Getting married and purchasing a house is a main objective for many young couples, but with couples spending more money on weddings, many are left with nothing to put towards their first home. This raises the question, can couples afford both a marriage and a mortgage at the same time?
According to the Bride to Be magazine’s ‘Cost of Love’ study, the average cost for a wedding is $54,294 (May 2013). This is the equivalent of a 10% deposit on a $500,000 home. As you can probably imagine, most young couples are not in a financial position to be able to afford both a marriage and a mortgage at the same time. This means that most young people have to choose one or the other. Although there are both pros and cons for both, it is important that you consider all the factors to find a solution that suits you.
Factors to consider when choosing to save for a wedding or home first:
Buying a property first
Although purchasing a property can help put you in a better financial position, it is a major long term financial commitment, so you need to ensure you can afford the ongoing costs. If you are purchasing jointly with your future spouse then you need to be sure that the relationship is solid as this is a major commitment you are entering into jointly.
Short & long term goals: Deciding whether to purchase your first home or not will depend on your plans for the next few years. If you and your partner are not ready to settle down and are considering travelling or changing careers, it may not be the best time to purchase a home. You will need to consider whether your life will be stable enough to manage the ongoing mortgage repayments.

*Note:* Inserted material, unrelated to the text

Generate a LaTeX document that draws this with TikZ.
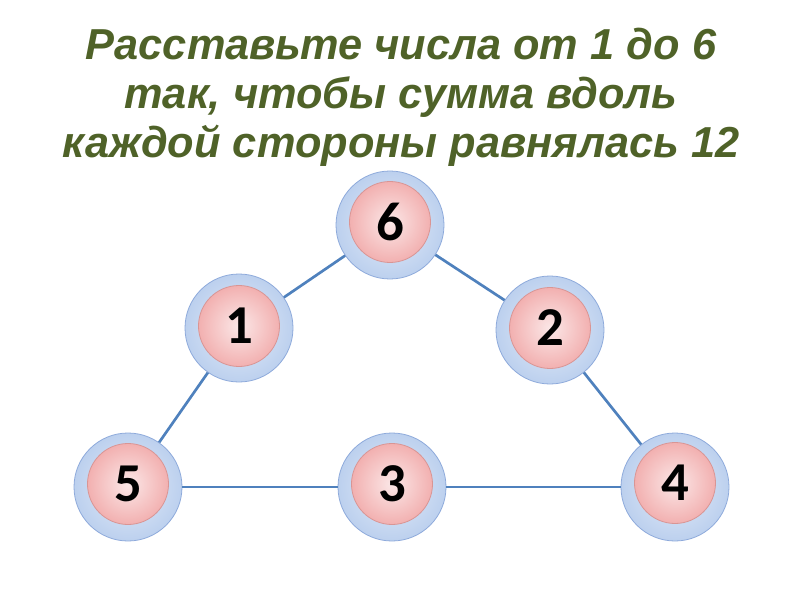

Investment or owner-occupied: This may affect how much you will spend on a property. Many first home buyers are unable to find a suitable property to live in at a price they want. So instead of waiting for the perfect property to come along, consider purchasing an investment property as you can use the equity saved to help cover the deposit when you find your dream home. Also, you may be able to save more money for your wedding if you find an investment property that has a smaller price tag.
Deposit amount: Many lenders are now offering home loans with a deposit of 5% or less of the property purchase price. Although this may sound appealing, it can end up costing you more. Firstly, the smaller your deposit amount is, the larger your loan repayments will be. This is particularly important to note if you want to save for a wedding after obtaining a home loan. Secondly, having a small deposit may also mean that you will be given a less competitive interest rate, which will also equal higher ongoing repayments. Finally, for most lenders, if you save less than 20% of the purchase price for the deposit, you will have to pay Lenders Mortgage Insurance, which is a one-off fee that could cost you thousands.
All of these factors can affect how much you will spend on purchasing your first home which could then affect how quickly you can save for a wedding afterwards.
Getting married first
True cost of a wedding: Although a wedding is one of the most important events in a couple’s lifetime, is it worth putting you in a bad financial position? Many couples who are under financial pressure take out a credit card or personal loan to cover the wedding costs, but are then stuck paying off a debt with a high interest rate for months. Not only will this debt eat away at your finances, but it can also affect your borrowing power if you decide to take out a home loan after you get married. When assessing your home loan application, a lender will take all personal loans, car loans, credit cards, interest free facilities and other ongoing commitments into account when calculating your borrowing power. The more debt you have, the less you will be able to borrow.
It is important for couples to be realistic about the cost of the wedding and work out if they are able to afford the wedding budget without borrowing money.
Tips to save for both a marriage and mortgage
Strict budget: It doesn’t matter if you are planning to spend $20,000 or $50,000 on a wedding or a mortgage deposit, you will need to implement a strict budget to meet your goals. This may involve cutting out unnecessary extras such as gym memberships, pay TV and the daily takeaway coffee. Cutting out these debts can also help improve your borrowing power, which may mean that you could be able to borrow more or get a more competitive interest rate.
Obtain a home loan with money saving features: If you are determined to purchase a property before getting married, consider taking out a home loan with unlimited extra repayments, free redraw and an offset account. All of these features will allow you to repay as much as you like into your home loan, which will not only help reduce the interest amount owing, but you can also redraw this extra money when you need it to pay for wedding expenses.
Research: In order to save for both a wedding and a property, you will need to shop around for the best deals. When choosing a home loan, it is important to compare different lenders to ensure you are not only getting a competitive interest rate, but the home loan product has features that will help you save money in the loan term. There are also a lot of ways to cut costs for your wedding without compromising on quality. Some examples include having your parents pitch in for certain costs and also keeping an eye out for special deals, especially during the quieter season (usually around winter).
Overall, there is no right or wrong answer when it comes to this decision, but you will need to look at your own situation and your money saving habits to help determine how you can afford to avoid ending up in extreme financial debt. It could be possible to save for both at the same time, but it will require a lot of research, saving and willpower.